The present constitution in many ways recognizes the existence of this consolidated local government. For instance, in the judiciary article it is provided that "there shall be in each of the organized counties, or cities and counties, of the *Page 446 state a superior court, for each of which at least one judge shall be elected by the qualified electors of the county, or city and county, at the general state election; provided, . . . that in the city and county of San Francisco there shall be elected twelve judges of the superior court"; and it is further provided for the classification of the twelve judges of the superior court of the city and county of San Francisco. But for the county of San Francisco, as distinguished from the subdivision of the state known as the "city and county," no court is provided by the constitution, either court of record or inferior court, and no sheriff, clerk, or other officer incident to a court is therefore required.
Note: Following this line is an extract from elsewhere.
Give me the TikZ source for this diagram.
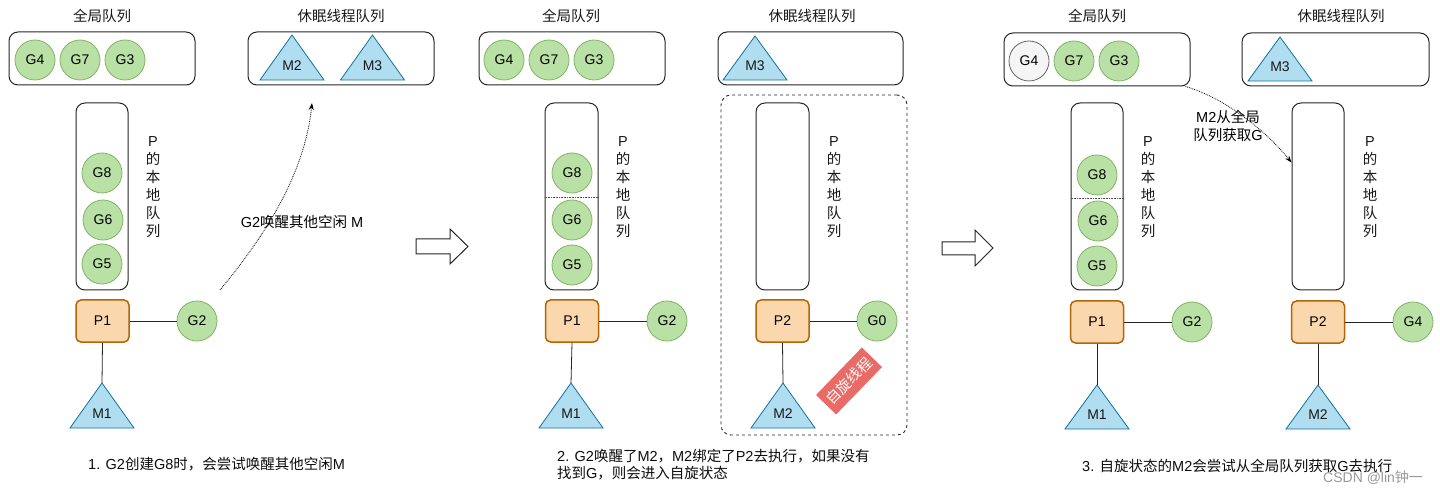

Judge Hager, chairman of the committee which reported the article of the constitution in reference to counties, cities, and towns, speaking in defense of the consolidated government of the city and county of San Francisco, said: "The tendency is to reduce the number of officers. Instead of having a set of city officers and a set of county officers, they are consolidated. We have a sheriff who is a sheriff of the county and of the city. We have a tax-collector and we have an auditor that acts for both. Formerly we had one for each. The tendency of consolidated government is to reduce the offices from two to one in every case, and reduce the expenses in every particular."
Since the Consolidation Act there has not been, nor is there now, any county of San Francisco. Necessarily, there can be no officers of a county that does not exist. Besides, it was expressly provided that the officers formerly known and recognized as county officers were constituted officers of the new body politic, — to wit, the city and county of San Francisco, — and they have continued to be such up to and since the adoption of the present freeholders' charter. Being officers of the city and county of San Francisco, recognized as such under the freeholders' charter, they are subject to its provisions, the same as the officers who, before the consolidation, were known and recognized as officers of the city of San Francisco. AlthoughKahn v. Sutro, supra, was not overruled, in terms, in Martin v.Election Commissioners, supra, yet the effect is the same; the two cases are not in harmony, and cannot stand together.
A question had arisen whether so-called county officers were subject to the County Government Act, or whether they were officers of the consolidated municipal government, in *Page 447 like manner as though they belonged strictly to a city government, and one purpose, evidently, of the adoption of the new section 8 1/2 of article XI of the constitution was to set this controversy at rest, and the plain meaning of subdivision 4 of said new section is to put the so-called county officers in the same category as those formerly known as city officers.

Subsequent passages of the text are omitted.